• **AIM OF THE TASK**
Repeat verbatim the lines from the one containing "Reproduce this chart with matplotlib." to the one containing "ax2 = ax.twinx()", ends included, minus any pictures.

• **SOURCE DATA**
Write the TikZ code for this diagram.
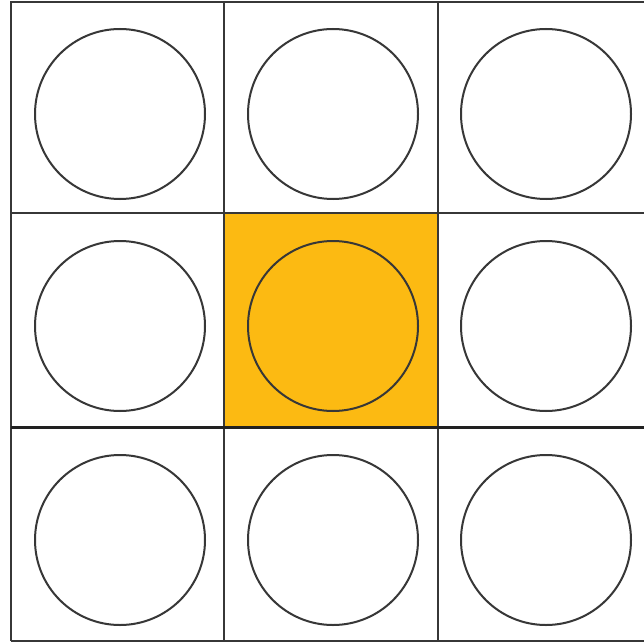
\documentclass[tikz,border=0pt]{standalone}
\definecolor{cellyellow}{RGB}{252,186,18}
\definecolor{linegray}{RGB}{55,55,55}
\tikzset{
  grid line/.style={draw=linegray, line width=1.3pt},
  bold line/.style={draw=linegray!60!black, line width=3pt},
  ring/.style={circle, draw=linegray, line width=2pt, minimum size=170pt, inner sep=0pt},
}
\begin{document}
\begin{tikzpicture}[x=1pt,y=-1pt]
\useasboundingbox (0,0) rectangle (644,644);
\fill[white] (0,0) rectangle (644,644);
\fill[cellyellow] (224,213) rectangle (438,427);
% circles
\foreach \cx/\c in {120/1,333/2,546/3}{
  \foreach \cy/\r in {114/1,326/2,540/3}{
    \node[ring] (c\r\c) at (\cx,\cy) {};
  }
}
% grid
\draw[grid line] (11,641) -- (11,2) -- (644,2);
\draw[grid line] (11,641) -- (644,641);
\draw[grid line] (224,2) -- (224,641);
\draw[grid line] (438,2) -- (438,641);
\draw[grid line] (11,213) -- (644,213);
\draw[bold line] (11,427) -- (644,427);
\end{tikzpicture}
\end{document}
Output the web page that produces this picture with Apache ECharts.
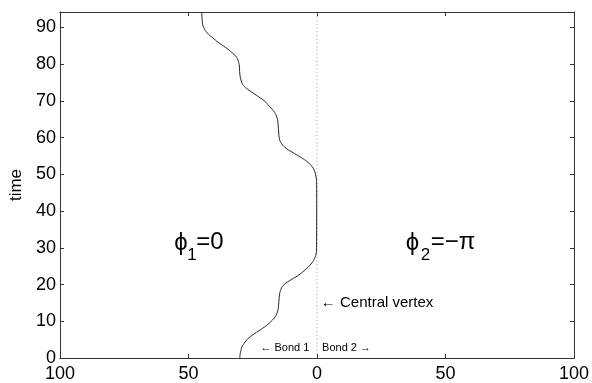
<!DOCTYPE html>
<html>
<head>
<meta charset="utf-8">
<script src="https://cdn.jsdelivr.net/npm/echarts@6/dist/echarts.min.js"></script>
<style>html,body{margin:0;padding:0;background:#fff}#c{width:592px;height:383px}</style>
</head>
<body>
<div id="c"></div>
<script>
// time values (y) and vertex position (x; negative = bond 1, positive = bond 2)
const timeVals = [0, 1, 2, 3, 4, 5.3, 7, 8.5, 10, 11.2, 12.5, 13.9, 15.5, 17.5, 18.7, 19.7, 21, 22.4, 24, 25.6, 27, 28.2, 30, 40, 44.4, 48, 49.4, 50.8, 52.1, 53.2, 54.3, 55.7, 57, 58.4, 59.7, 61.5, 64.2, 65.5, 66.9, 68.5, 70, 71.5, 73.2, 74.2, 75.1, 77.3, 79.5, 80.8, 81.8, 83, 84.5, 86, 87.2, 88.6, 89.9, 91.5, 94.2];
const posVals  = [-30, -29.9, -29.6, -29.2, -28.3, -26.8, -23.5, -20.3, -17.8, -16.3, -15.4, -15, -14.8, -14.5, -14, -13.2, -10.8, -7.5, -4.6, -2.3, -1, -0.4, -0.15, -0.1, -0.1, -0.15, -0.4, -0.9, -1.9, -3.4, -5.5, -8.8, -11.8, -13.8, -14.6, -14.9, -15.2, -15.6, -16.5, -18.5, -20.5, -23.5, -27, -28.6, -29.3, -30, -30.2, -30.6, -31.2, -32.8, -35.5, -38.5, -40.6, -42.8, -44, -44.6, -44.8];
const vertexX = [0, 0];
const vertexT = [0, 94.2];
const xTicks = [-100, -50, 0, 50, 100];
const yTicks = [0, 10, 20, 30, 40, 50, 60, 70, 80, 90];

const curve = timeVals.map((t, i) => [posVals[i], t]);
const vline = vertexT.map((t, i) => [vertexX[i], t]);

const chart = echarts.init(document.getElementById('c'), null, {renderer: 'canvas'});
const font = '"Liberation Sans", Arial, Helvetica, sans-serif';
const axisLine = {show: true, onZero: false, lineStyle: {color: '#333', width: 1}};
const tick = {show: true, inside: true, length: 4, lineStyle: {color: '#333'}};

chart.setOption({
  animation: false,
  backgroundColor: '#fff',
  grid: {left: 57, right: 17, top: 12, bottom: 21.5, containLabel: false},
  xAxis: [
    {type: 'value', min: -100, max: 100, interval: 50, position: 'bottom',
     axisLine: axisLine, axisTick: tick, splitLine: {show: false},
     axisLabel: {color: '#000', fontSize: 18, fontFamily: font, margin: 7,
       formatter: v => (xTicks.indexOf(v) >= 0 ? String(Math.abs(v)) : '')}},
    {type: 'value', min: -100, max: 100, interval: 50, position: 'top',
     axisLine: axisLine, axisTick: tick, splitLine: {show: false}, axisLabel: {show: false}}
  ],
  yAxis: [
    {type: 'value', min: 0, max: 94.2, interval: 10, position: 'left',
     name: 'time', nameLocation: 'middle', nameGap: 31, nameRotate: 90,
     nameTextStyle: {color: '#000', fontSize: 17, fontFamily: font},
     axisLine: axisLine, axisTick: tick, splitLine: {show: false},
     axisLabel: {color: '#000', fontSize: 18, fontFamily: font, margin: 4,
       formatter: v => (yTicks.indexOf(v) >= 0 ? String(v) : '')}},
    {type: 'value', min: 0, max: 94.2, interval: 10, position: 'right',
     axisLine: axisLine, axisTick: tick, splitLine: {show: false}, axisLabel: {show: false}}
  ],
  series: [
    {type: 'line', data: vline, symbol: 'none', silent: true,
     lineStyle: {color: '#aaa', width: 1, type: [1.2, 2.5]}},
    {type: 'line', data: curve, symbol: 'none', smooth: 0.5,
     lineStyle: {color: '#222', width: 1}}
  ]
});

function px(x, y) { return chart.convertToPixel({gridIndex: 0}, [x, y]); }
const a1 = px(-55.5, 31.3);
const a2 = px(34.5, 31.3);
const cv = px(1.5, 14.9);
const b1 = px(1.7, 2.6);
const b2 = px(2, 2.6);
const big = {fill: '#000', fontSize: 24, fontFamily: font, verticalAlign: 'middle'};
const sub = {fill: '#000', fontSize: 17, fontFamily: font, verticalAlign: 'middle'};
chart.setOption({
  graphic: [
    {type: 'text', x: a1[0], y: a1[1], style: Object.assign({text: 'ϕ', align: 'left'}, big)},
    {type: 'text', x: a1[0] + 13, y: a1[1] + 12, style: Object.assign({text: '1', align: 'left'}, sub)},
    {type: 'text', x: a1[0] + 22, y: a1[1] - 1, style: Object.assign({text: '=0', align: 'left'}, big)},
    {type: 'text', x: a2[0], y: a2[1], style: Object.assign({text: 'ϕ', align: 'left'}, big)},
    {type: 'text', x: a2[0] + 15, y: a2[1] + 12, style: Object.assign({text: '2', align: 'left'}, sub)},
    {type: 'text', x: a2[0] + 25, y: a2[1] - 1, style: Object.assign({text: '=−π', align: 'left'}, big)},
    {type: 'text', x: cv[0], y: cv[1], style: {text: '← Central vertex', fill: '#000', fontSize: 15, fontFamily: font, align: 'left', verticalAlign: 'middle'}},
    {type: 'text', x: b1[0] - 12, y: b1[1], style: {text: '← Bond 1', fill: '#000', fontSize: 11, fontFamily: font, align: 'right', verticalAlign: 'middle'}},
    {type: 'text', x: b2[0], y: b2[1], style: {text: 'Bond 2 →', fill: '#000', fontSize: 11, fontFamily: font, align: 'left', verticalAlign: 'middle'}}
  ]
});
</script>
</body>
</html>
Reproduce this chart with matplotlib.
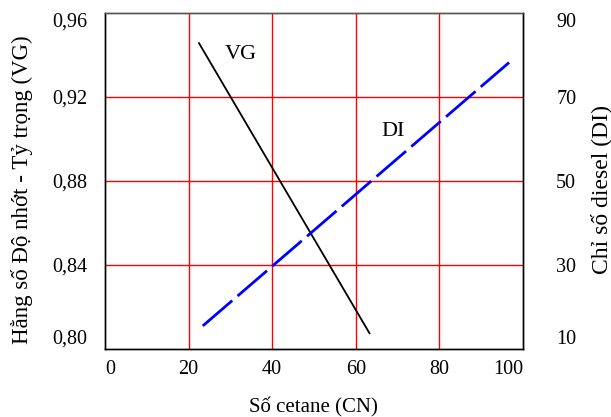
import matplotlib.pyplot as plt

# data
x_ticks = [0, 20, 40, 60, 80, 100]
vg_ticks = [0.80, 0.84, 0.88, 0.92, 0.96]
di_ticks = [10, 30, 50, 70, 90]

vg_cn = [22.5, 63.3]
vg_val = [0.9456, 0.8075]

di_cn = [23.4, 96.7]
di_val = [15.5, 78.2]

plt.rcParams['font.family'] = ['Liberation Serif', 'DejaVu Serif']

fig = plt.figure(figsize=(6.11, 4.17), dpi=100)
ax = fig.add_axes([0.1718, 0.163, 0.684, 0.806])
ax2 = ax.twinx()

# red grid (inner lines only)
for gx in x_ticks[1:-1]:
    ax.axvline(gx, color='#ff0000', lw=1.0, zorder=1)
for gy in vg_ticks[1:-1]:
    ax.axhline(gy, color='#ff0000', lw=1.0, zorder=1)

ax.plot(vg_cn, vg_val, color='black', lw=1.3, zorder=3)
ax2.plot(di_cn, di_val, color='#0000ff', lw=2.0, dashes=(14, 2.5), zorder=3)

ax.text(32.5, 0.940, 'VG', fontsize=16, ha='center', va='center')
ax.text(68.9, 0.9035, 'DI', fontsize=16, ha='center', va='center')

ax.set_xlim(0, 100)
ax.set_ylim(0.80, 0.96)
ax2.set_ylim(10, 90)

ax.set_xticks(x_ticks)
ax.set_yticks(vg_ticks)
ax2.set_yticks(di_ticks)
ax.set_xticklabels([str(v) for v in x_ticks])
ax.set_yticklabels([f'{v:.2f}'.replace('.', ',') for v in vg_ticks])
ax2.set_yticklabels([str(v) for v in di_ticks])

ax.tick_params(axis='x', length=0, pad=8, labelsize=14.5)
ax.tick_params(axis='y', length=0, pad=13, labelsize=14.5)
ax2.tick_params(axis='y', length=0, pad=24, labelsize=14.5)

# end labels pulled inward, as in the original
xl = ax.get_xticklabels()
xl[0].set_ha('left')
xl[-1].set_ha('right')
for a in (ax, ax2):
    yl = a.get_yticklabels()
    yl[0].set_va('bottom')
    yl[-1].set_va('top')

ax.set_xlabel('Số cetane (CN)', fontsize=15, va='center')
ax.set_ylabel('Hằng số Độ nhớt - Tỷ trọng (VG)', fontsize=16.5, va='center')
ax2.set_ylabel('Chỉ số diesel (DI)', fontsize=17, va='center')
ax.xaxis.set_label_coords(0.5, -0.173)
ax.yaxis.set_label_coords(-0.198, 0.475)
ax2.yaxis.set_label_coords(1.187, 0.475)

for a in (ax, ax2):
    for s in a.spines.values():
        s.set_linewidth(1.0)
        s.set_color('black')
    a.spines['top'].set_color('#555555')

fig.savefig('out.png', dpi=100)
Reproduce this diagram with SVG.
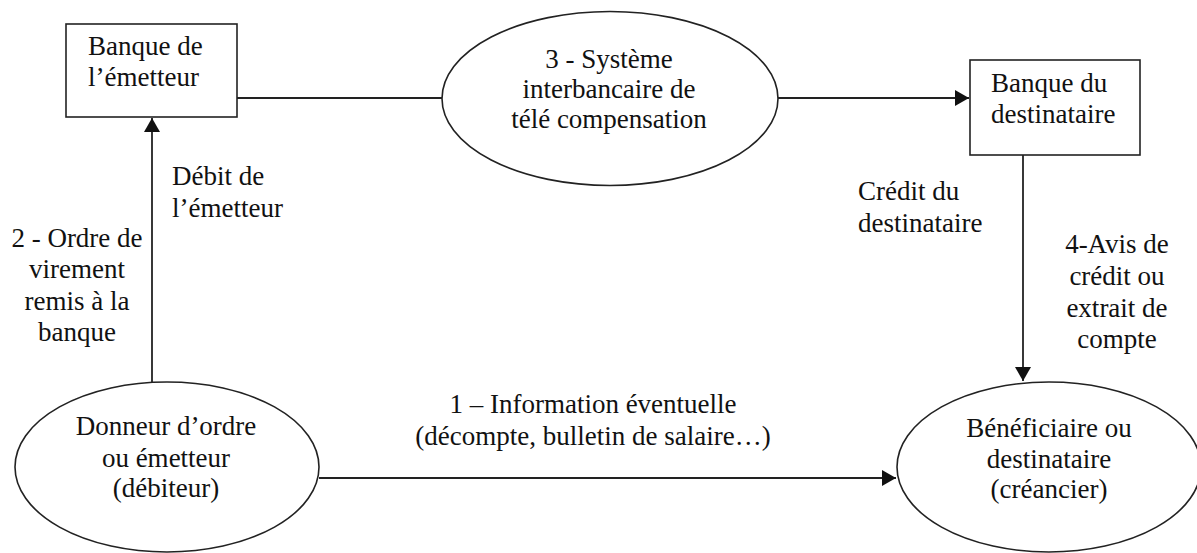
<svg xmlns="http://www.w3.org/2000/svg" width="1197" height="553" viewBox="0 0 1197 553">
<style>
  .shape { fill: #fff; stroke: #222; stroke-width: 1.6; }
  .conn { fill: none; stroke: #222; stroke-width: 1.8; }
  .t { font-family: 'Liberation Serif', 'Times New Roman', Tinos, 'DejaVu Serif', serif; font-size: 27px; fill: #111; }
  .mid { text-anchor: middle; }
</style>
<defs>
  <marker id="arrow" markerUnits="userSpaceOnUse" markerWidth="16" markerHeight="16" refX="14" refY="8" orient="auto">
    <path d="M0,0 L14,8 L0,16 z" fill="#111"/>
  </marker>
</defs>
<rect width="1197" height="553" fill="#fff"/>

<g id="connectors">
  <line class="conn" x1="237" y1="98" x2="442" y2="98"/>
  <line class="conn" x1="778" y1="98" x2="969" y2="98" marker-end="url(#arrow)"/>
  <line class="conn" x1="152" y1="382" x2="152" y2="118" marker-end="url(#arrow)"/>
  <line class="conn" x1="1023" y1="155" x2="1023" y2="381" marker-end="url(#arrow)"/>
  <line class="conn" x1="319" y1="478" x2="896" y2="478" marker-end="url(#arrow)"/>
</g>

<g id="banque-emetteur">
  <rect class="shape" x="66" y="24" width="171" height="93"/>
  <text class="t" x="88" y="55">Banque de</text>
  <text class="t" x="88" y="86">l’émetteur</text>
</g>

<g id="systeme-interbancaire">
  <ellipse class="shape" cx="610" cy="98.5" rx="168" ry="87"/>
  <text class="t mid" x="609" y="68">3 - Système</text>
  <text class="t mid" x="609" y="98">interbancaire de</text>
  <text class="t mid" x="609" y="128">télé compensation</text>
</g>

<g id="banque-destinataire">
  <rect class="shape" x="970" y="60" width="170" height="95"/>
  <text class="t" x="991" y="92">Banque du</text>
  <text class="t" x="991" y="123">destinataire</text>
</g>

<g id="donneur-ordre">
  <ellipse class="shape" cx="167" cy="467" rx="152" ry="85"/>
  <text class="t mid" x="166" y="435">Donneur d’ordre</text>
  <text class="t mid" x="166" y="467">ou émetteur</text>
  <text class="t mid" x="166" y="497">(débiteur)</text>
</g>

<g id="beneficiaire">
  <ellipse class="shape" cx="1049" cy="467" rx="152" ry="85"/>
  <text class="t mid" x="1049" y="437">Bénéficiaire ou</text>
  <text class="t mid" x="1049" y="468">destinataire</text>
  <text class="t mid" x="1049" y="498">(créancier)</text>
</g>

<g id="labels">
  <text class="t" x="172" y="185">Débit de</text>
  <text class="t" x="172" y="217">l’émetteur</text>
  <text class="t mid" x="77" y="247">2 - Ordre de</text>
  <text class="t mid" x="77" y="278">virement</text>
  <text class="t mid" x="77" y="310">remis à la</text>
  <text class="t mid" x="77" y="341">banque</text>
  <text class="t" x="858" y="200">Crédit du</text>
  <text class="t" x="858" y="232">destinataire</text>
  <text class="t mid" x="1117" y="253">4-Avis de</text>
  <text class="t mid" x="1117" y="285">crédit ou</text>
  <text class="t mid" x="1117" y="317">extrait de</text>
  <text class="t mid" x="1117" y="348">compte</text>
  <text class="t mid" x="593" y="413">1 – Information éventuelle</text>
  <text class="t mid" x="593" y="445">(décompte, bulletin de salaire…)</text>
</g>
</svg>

• **REPLY TO THE TASK**
Reproduce this chart with matplotlib.
import matplotlib.pyplot as plt

# data
x_ticks = [0, 20, 40, 60, 80, 100]
vg_ticks = [0.80, 0.84, 0.88, 0.92, 0.96]
di_ticks = [10, 30, 50, 70, 90]

vg_cn = [22.5, 63.3]
vg_val = [0.9456, 0.8075]

di_cn = [23.4, 96.7]
di_val = [15.5, 78.2]

plt.rcParams['font.family'] = ['Liberation Serif', 'DejaVu Serif']

fig = plt.figure(figsize=(6.11, 4.17), dpi=100)
ax = fig.add_axes([0.1718, 0.163, 0.684, 0.806])
ax2 = ax.twinx()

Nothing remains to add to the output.